Why It Feels Productive

Multitasking triggers small dopamine releases each time you switch to something new. New email? Dopamine. New notification? Dopamine. New chat message? Dopamine. Your brain interprets this dopamine activity as productive engagement, but it's actually just novelty-seeking.

This is the same mechanism that makes doomscrolling feel engaging. You're not learning or accomplishing anything, but the constant novelty tricks your reward system into feeling like you are.

The Phone Is the Worst Offender

Having your phone nearby while working is the most common form of involuntary multitasking. You're trying to write a report, but your phone buzzes. You glance at it — just a quick look. But now your brain has loaded a second context. Even if you don't respond, part of your working memory is now occupied by whatever you saw.

This is why the "phone on the desk, face down" strategy doesn't work well. Your brain knows it's there.
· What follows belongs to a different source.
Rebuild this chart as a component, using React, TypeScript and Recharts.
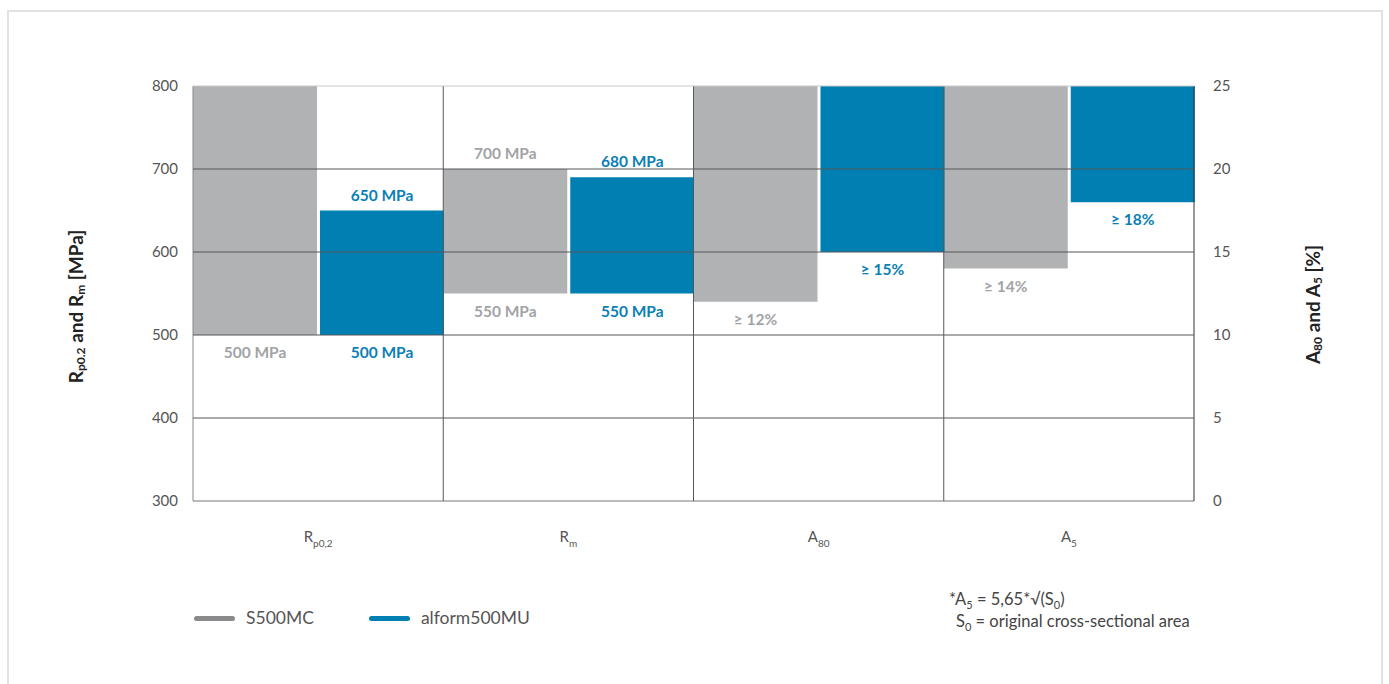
import React from 'react';
import {
  ComposedChart,
  Bar,
  XAxis,
  YAxis,
  CartesianGrid,
  ReferenceLine,
  LabelList,
} from 'recharts';

// ---------- data ----------
const categories = ['Rp0,2', 'Rm', 'A80', 'A5'];
const tickBase = ['R', 'R', 'A', 'A'];
const tickSub = ['p0,2', 'm', '80', '5'];

// strength values [MPa] (left axis) - [low, high]
const s500Mpa: (number[] | null)[] = [[500, 800], [550, 700], null, null];
const alformMpa: (number[] | null)[] = [[500, 650], [550, 690], null, null];
// elongation values [%] (right axis) - [low, high]
const s500Pct: (number[] | null)[] = [null, null, [12, 25], [14, 25]];
const alformPct: (number[] | null)[] = [null, null, [15, 25], [18, 25]];

const s500Top = ['', '700 MPa', '', ''];
const s500Bottom = ['500 MPa', '550 MPa', '≥ 12%', '≥ 14%'];
const alformTop = ['650 MPa', '680 MPa', '', ''];
const alformBottom = ['500 MPa', '550 MPa', '≥ 15%', '≥ 18%'];

const leftTicks = [300, 400, 500, 600, 700, 800];
const rightTicks = [0, 5, 10, 15, 20, 25];
const gridValues = [400, 500, 600, 700];

const seriesNames = ['S500MC', 'alform500MU'];

const GRAY = '#b1b2b4';
const BLUE = '#0080b2';
const GRAY_TEXT = '#a2a3a5';
const BLUE_TEXT = '#0a80b6';
const LEGEND_GRAY = '#8a8a8d';
const FONT = 'Lato, "Noto Sans", sans-serif';

const data = categories.map((c, i) => ({
  cat: c,
  s500Mpa: s500Mpa[i],
  alformMpa: alformMpa[i],
  s500Pct: s500Pct[i],
  alformPct: alformPct[i],
  s500Top: s500Top[i],
  s500Bottom: s500Bottom[i],
  alformTop: alformTop[i],
  alformBottom: alformBottom[i],
}));

// ---------- helpers ----------
const makeLabel = (where: 'top' | 'bottom', color: string) => (props: any) => {
  const { x, y, width, height, value } = props;
  if (x == null || height == null || !width || !value) return null;
  const cx = x + width / 2;
  const yTop = Math.min(y, y + height);
  const yBot = Math.max(y, y + height);
  const ty = where === 'top' ? yTop - 16 : yBot + 17;
  return (
    <text x={cx} y={ty} textAnchor="middle" dominantBaseline="central" fill={color} fontSize={15.5} fontWeight={700} fontFamily={FONT}>
      {value}
    </text>
  );
};

const XTick = (props: any) => {
  const { x, y, index } = props;
  return (
    <text x={x} y={y + 41} textAnchor="middle" fill="#555" fontSize={15} fontFamily={FONT}>
      <tspan>{tickBase[index]}</tspan>
      <tspan dy={5} fontSize={10}>{tickSub[index]}</tspan>
    </text>
  );
};

const LeftTitle = (props: any) => {
  const vb = props.viewBox || { x: 0, y: 0, width: 0, height: 0 };
  const cx = vb.x + 2;
  const cy = vb.y + vb.height / 2 + 13;
  return (
    <text x={cx} y={cy} transform={`rotate(-90, ${cx}, ${cy})`} textAnchor="middle" dominantBaseline="central" fill="#222" fontSize={19} fontWeight={700} fontFamily={FONT}>
      <tspan>R</tspan>
      <tspan dy={5} fontSize={12}>p0.2</tspan>
      <tspan dy={-5}> and R</tspan>
      <tspan dy={5} fontSize={12}>m</tspan>
      <tspan dy={-5}> [MPa]</tspan>
    </text>
  );
};

const RightTitle = (props: any) => {
  const vb = props.viewBox || { x: 0, y: 0, width: 0, height: 0 };
  const cx = vb.x + vb.width - 2;
  const cy = vb.y + vb.height / 2 + 11;
  return (
    <text x={cx} y={cy} transform={`rotate(-90, ${cx}, ${cy})`} textAnchor="middle" dominantBaseline="central" fill="#222" fontSize={19} fontWeight={700} fontFamily={FONT}>
      <tspan>A</tspan>
      <tspan dy={5} fontSize={12}>80</tspan>
      <tspan dy={-5}> and A</tspan>
      <tspan dy={5} fontSize={12}>5</tspan>
      <tspan dy={-5}> [%]</tspan>
    </text>
  );
};

const vGen = (p: any) => {
  const off = p.offset || {};
  const n = categories.length;
  const res: number[] = [];
  for (let k = 1; k < n; k++) res.push(off.left + (off.width * k) / n);
  return res;
};

const hGen = (p: any) => {
  const ya = p.yAxis;
  if (ya && typeof ya.scale === 'function') return gridValues.map((v) => ya.scale(v));
  const off = p.offset || {};
  return gridValues.map((v) => off.top + off.height * (1 - (v - 300) / 500));
};

const Sub = ({ children }: { children: React.ReactNode }) => (
  <span style={{ fontSize: 11, position: 'relative', top: 4 }}>{children}</span>
);

export default function App() {
  return (
    <div style={{ position: 'absolute', left: 0, top: 0, width: 1389, height: 684, overflow: 'hidden', background: '#fff' }}>
      <div style={{ position: 'absolute', left: 7, top: 10, width: 1372, height: 700, border: '2px solid #e2e2e2' }} />
      <div style={{ position: 'absolute', left: 0, top: 0 }}>
        <ComposedChart
          width={1389}
          height={684}
          data={data}
          margin={{ top: 86, left: 73, right: 75, bottom: 143 }}
          barCategoryGap={0}
          barGap={3}
        >
          <XAxis xAxisId="mpa" dataKey="cat" axisLine={{ stroke: '#777' }} tickLine={false} tickSize={0} tickMargin={0} tick={<XTick />} height={40} interval={0} />
          <XAxis xAxisId="pct" dataKey="cat" hide />
          <YAxis
            yAxisId="left"
            domain={[300, 800]}
            ticks={leftTicks}
            width={120}
            axisLine={{ stroke: '#888' }}
            tickLine={false}
            tickSize={0}
            tickMargin={15}
            tick={{ fill: '#555', fontSize: 15, fontFamily: FONT }}
            label={<LeftTitle />}
          />
          <YAxis
            yAxisId="right"
            orientation="right"
            domain={[0, 25]}
            ticks={rightTicks}
            width={120}
            axisLine={{ stroke: '#333' }}
            tickLine={false}
            tickSize={0}
            tickMargin={19}
            tick={{ fill: '#555', fontSize: 15, fontFamily: FONT, textAnchor: 'start' }}
            label={<RightTitle />}
          />
          <Bar xAxisId="mpa" yAxisId="left" dataKey="s500Mpa" fill={GRAY} isAnimationActive={false} name={seriesNames[0]}>
            <LabelList dataKey="s500Top" content={makeLabel('top', GRAY_TEXT)} />
            <LabelList dataKey="s500Bottom" content={makeLabel('bottom', GRAY_TEXT)} />
          </Bar>
          <Bar xAxisId="mpa" yAxisId="left" dataKey="alformMpa" fill={BLUE} isAnimationActive={false} name={seriesNames[1]}>
            <LabelList dataKey="alformTop" content={makeLabel('top', BLUE_TEXT)} />
            <LabelList dataKey="alformBottom" content={makeLabel('bottom', BLUE_TEXT)} />
          </Bar>
          <Bar xAxisId="pct" yAxisId="right" dataKey="s500Pct" fill={GRAY} isAnimationActive={false} name={seriesNames[0]}>
            <LabelList dataKey="s500Top" content={makeLabel('top', GRAY_TEXT)} />
            <LabelList dataKey="s500Bottom" content={makeLabel('bottom', GRAY_TEXT)} />
          </Bar>
          <Bar xAxisId="pct" yAxisId="right" dataKey="alformPct" fill={BLUE} isAnimationActive={false} name={seriesNames[1]}>
            <LabelList dataKey="alformTop" content={makeLabel('top', BLUE_TEXT)} />
            <LabelList dataKey="alformBottom" content={makeLabel('bottom', BLUE_TEXT)} />
          </Bar>
          <CartesianGrid
            xAxisId="mpa"
            yAxisId="left"
            stroke="#56575a"
            strokeDasharray=""
            verticalCoordinatesGenerator={vGen}
            horizontalCoordinatesGenerator={hGen}
            zIndex={500}
          />
          <ReferenceLine xAxisId="mpa" yAxisId="left" y={800} stroke="#c9c9c9" zIndex={500} />
        </ComposedChart>
      </div>
      {/* legend */}
      <div style={{ position: 'absolute', left: 194, top: 607, display: 'flex', alignItems: 'center', fontFamily: FONT, fontSize: 17.5, color: '#555', lineHeight: '22px' }}>
        {seriesNames.map((n, i) => (
          <div key={n} style={{ display: 'flex', alignItems: 'center', marginRight: 55 }}>
            <div style={{ width: 41, height: 5, borderRadius: 3, background: i === 0 ? LEGEND_GRAY : BLUE, marginRight: 11 }} />
            <span>{n}</span>
          </div>
        ))}
      </div>
      {/* footnote */}
      <div style={{ position: 'absolute', left: 949, top: 589, fontFamily: FONT, fontSize: 16.5, color: '#444', lineHeight: '21px' }}>
        <div>
          *A<Sub>5</Sub> = 5,65*√(S<Sub>0</Sub>)
        </div>
        <div style={{ paddingLeft: 7 }}>
          S<Sub>0</Sub> = original cross-sectional area
        </div>
      </div>
    </div>
  );
}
It's anticipating the next buzz. That anticipation alone is a form of multitasking.

How to Become a Single-Tasker

  1. Do one thing at a time. It sounds obvious, but actually commit to it. When you're writing, close your email. When you're in a meeting, close your laptop.

  2. Batch similar tasks. Instead of checking email throughout the day, check it at designated times. Group phone calls together. Do all your admin work in one block.

  3. Remove the temptation. Put your phone in another room during focused work. Use website blockers. Turn off notifications.

  4. Practice. If you've been a chronic multitasker, single-tasking will feel uncomfortable at first. Your brain will crave the novelty hits. Stick with it — it gets easier.